Les Lettres françaises, décembre 2016, par Anaïs Heluin

La maladie de l’écrit

Après un roman, les Irréguliers, et une pièce de théâtre, Patrick Autréaux revient à ce qui l’a fait connaître : l’écriture autobiographique ancrée à son expérience de la maladie. Un cancer qui, à l’âge de 35 ans, fit entrer le psychanalyste d’urgence en littérature. Prolongement de Dans la vallée des larmes et de Se soigner, la Voix écrite retrace son abandon de la médecine au profit de l’écriture. Débarrassé du sentiment d’urgence qui motivait ses récits antérieurs, l’auteur se livre à une réflexion sur le lien entre ses deux pratiques successives. Des premiers échanges avec un éditeur qu’il prénomme Max – en fait Jean-Bertrand Pontalis, qui a publié le premier livre de Patrick Autréaux dans sa collection « L’un et l’autre » – à ses premiers pas dans l’écriture romanesque, il s’attache avec rigueur et délicatesse à tous les ponts qui relient les mots et la douleur. Sur les traces de Hölderlin, il interroge ainsi de manière très personnelle l’utilité des poètes en temps de souffrance et l’origine de leur vocation.

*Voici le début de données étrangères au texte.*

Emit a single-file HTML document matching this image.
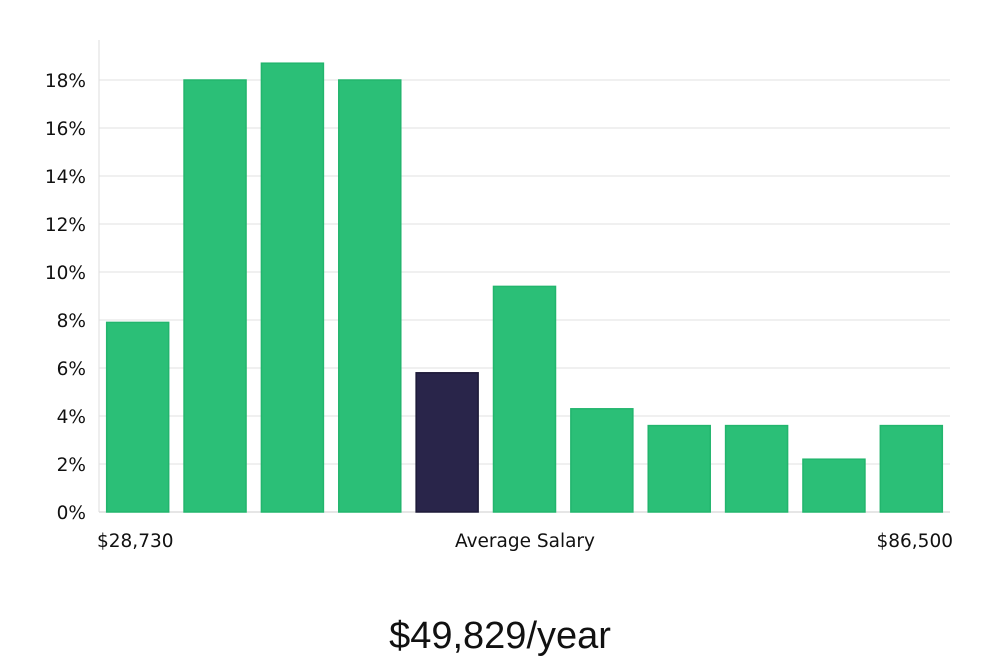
<!DOCTYPE html>
<html><head><meta charset="utf-8"><style>
body{margin:0;background:#fff;width:1000px;height:660px;overflow:hidden;font-family:"DejaVu Sans","Liberation Sans",sans-serif}
</style></head><body>
<svg id="chart" width="1000" height="660" xmlns="http://www.w3.org/2000/svg">
<g id="grid"></g>
<g id="yticks"></g>
<g id="bars"></g>
<line x1="99" y1="40" x2="99" y2="512" stroke="#ddd" stroke-width="1"/>
<text x="97" y="547" font-size="18.5" fill="#111">$28,730</text>
<text x="525" y="547" font-size="18.5" fill="#111" text-anchor="middle">Average Salary</text>
<text x="953" y="547" font-size="18.5" fill="#111" text-anchor="end">$86,500</text>
<text x="500" y="648" font-size="38" fill="#111" text-anchor="middle" font-family="Liberation Sans, sans-serif">$49,829/year</text>
</svg>
<script>
const categories=["b1","b2","b3","b4","b5","b6","b7","b8","b9","b10","b11"];
const values=[7.9,18,18.7,18,5.8,9.4,4.3,3.6,3.6,2.2,3.6];
const highlight=[false,false,false,false,true,false,false,false,false,false,false];
const yTicks=[0,2,4,6,8,10,12,14,16,18];
const NS="http://www.w3.org/2000/svg";
const x0=99,x1=950,yBase=512,pxPer=24;
const y=v=>yBase-v*pxPer;
const band=(x1-x0)/categories.length;
const grid=document.getElementById('grid'),yt=document.getElementById('yticks'),bars=document.getElementById('bars');
yTicks.forEach(t=>{
 const l=document.createElementNS(NS,'line');
 
 
 l.setAttribute('x1',x0);l.setAttribute('x2',x1);l.setAttribute('y1',y(t));l.setAttribute('y2',y(t));
 l.setAttribute('stroke',t===0?'#ccc':'#e2e2e2');grid.appendChild(l);
 const tx=document.createElementNS(NS,'text');
 
 
 tx.setAttribute('x',86);tx.setAttribute('y',y(t)+7);tx.setAttribute('text-anchor','end');
 tx.setAttribute('font-size','18.5');tx.setAttribute('fill','#111');tx.textContent=t+'%';yt.appendChild(tx);
});
categories.forEach((c,i)=>{
 const r=document.createElementNS(NS,'rect');
 
 
 const w=62;
 r.setAttribute('x',x0+i*band+(band-w)/2);r.setAttribute('width',w);
 r.setAttribute('y',y(values[i]));r.setAttribute('height',yBase-y(values[i]));
 r.setAttribute('fill',highlight[i]?'#29254a':'#2bbf77');
 r.setAttribute('stroke',highlight[i]?'#1d1a38':'#22b56d');r.setAttribute('stroke-width','1.5');
 bars.appendChild(r);
});
</script>
</body></html>
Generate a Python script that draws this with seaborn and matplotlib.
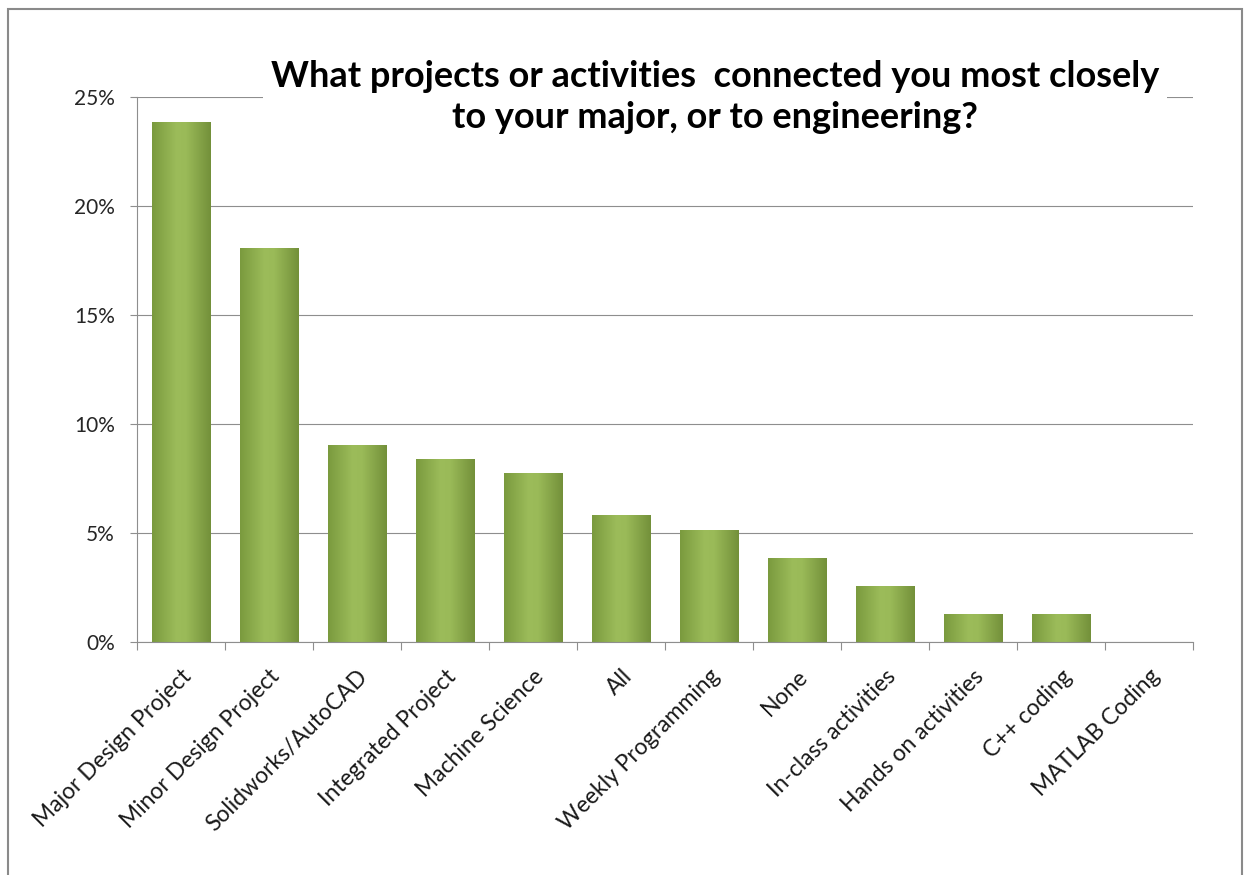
import numpy as np
import pandas as pd
import matplotlib
matplotlib.use("Agg")
import matplotlib.pyplot as plt
from matplotlib.colors import LinearSegmentedColormap
from matplotlib.patches import Rectangle
from matplotlib.ticker import PercentFormatter, FixedLocator
import seaborn as sns

# Survey responses (share of respondents)
categories = [
    "Major Design Project", "Minor Design Project", "Solidworks/AutoCAD",
    "Integrated Project", "Machine Science", "All", "Weekly Programming",
    "None", "In-class activities", "Hands on activities", "C++ coding",
    "MATLAB Coding",
]
shares = [23.87, 18.06, 9.03, 8.39, 7.74, 5.81, 5.16, 3.87, 2.58, 1.29, 1.29, 0.0]
title = ("What projects or activities  connected you most closely\n"
         "to your major, or to engineering?")

sns.set_theme(style="white")
plt.rcParams["font.family"] = ["Lato", "DejaVu Sans"]

W, H = 1244, 875
fig = plt.figure(figsize=(W / 100, H / 100), dpi=100)
ax = fig.add_axes([137 / W, 1 - 642 / H, (1193 - 137) / W, (642 - 97) / H])

df = pd.DataFrame({"category": categories, "share": shares})
sns.barplot(data=df, x="category", y="share", color="#9BBB59", width=0.67,
            ax=ax, zorder=2, linewidth=0)

# Cylinder-like horizontal shading on each bar
shade = LinearSegmentedColormap.from_list(
    "olive", [(0.0, "#7A9A3E"), (0.42, "#9CBC5A"), (0.58, "#9ABA58"), (1.0, "#73903A")])
grad = np.linspace(0, 1, 256).reshape(1, -1)
for p in ax.patches:
    x0, y0 = p.get_x(), p.get_y()
    w, h = p.get_width(), p.get_height()
    if h <= 0:
        continue
    im = ax.imshow(grad, extent=[x0, x0 + w, y0, y0 + h], aspect="auto",
                   cmap=shade, zorder=2.5, interpolation="bilinear")
    im.set_clip_path(p)
ax.set_ylim(0, 25)
ax.set_xlim(-0.5, len(categories) - 0.5)
ax.set_aspect("auto")

grid_c = "#8E8E8E"
ax.yaxis.set_major_locator(FixedLocator([0, 5, 10, 15, 20, 25]))
ax.yaxis.set_major_formatter(PercentFormatter(decimals=0))
ax.grid(axis="y", color=grid_c, linewidth=0.8, zorder=0)
ax.grid(axis="x", visible=False)
ax.set_axisbelow(True)

for side in ["top", "right"]:
    ax.spines[side].set_visible(False)
for side in ["left", "bottom"]:
    ax.spines[side].set_color(grid_c)
    ax.spines[side].set_linewidth(0.8)

ax.tick_params(axis="y", which="major", direction="out", length=5, width=0.8,
               color=grid_c, pad=11, labelsize=15, labelcolor="#262626", left=True)
# category boundary tick marks
ax.set_xticks(np.arange(-0.5, len(categories) + 0.5, 1), minor=True)
ax.tick_params(axis="x", which="minor", direction="out", length=6, width=0.8,
               color=grid_c, bottom=True)
ax.tick_params(axis="x", which="major", length=0, pad=17, labelsize=16.5,
               labelcolor="#1A1A1A")
ax.set_xticks(range(len(categories)))
ax.set_xticklabels(categories, rotation=45, ha="right", rotation_mode="anchor")
ax.set_xlabel("")
ax.set_ylabel("")

fig.text(715 / W, 1 - 60 / H, title, ha="center", va="top", fontsize=26,
         fontweight="bold", color="black", linespacing=1.3, zorder=5,
         bbox=dict(facecolor="white", edgecolor="none", pad=6))

fig.patches.append(Rectangle((8 / W, -0.2), (1242 - 8) / W, 1.2 - 9 / H,
                             transform=fig.transFigure, fill=False,
                             edgecolor="#8A8A8A", linewidth=1.5))

fig.savefig("out.png", dpi=100, facecolor="white")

La sienne a quelque chose de mystique. Après une introduction consacrée à sa rencontre avec Max, Patrick Autréaux reconnaît son goût pour les Évangiles et les vies de saints. L’écriture, pour lui, est un impératif. Une réponse spontanée à un délitement. « Il avait suffi de constater que ce qui m’entourait pouvait s’écrouler, ma famille se décomposer sans que je puisse rien faire contre (…), et c’était sorti de mon corps : des phrases, des poèmes, des mots », écrit-il par exemple. La Voix écrite n’est pourtant pas une simple actualisation d’un genre littéraire quasiment disparu au XIXe siècle : le journal spirituel. Si on retrouve dans son texte l’oscillement entre effacement et affirmation du sujet propre aux hagiographies et aux autobiographies de mystiques, celui-ci sert une mise en abyme de l’acte d’écriture dans un Occident largement déchristianisé. Où le religieux sépare bien plus souvent qu’il n’unit.

Dans ce contexte, l’écriture peut-elle encore avoir une quelconque utilité ? Peut-elle soigner ou ne serait-ce qu’apaiser quelques maux ? La question traverse le récit, nourrie par des allers et retours constants entre le concret médical et l’abstrait littéraire. En collectant les souvenirs des différentes preuves des bienfaits de ses livres sur les lecteurs, Patrick Autréaux tente de délimiter les contours d’une littérature capable d’accompagner la maladie. Et surtout la solitude qui lui succède. L’acuité du psychanalyste préserve le récit de toute forme de narcissisme : Patrick Autréaux sonde son rapport à l’écrit sans arrogance ni fausse modestie. Comme un homme revenu de loin, qui jouit de la capacité de pouvoir simplement penser et soumettre à examen son existence d’avant la maladie.

Malgré son goût du référentiel et sa précision quasi clinique dans l’exposé de ses méandres littéraires, l’auteur déploie ainsi une écriture ludique et charnelle. Et ce malgré la mort de Max, qui condamne Patrick Autréaux à une nouvelle forme de solitude. Voire d’orphelinat. La Voix écrite est un livre de relève, contre l’abattement qui menace de toutes parts.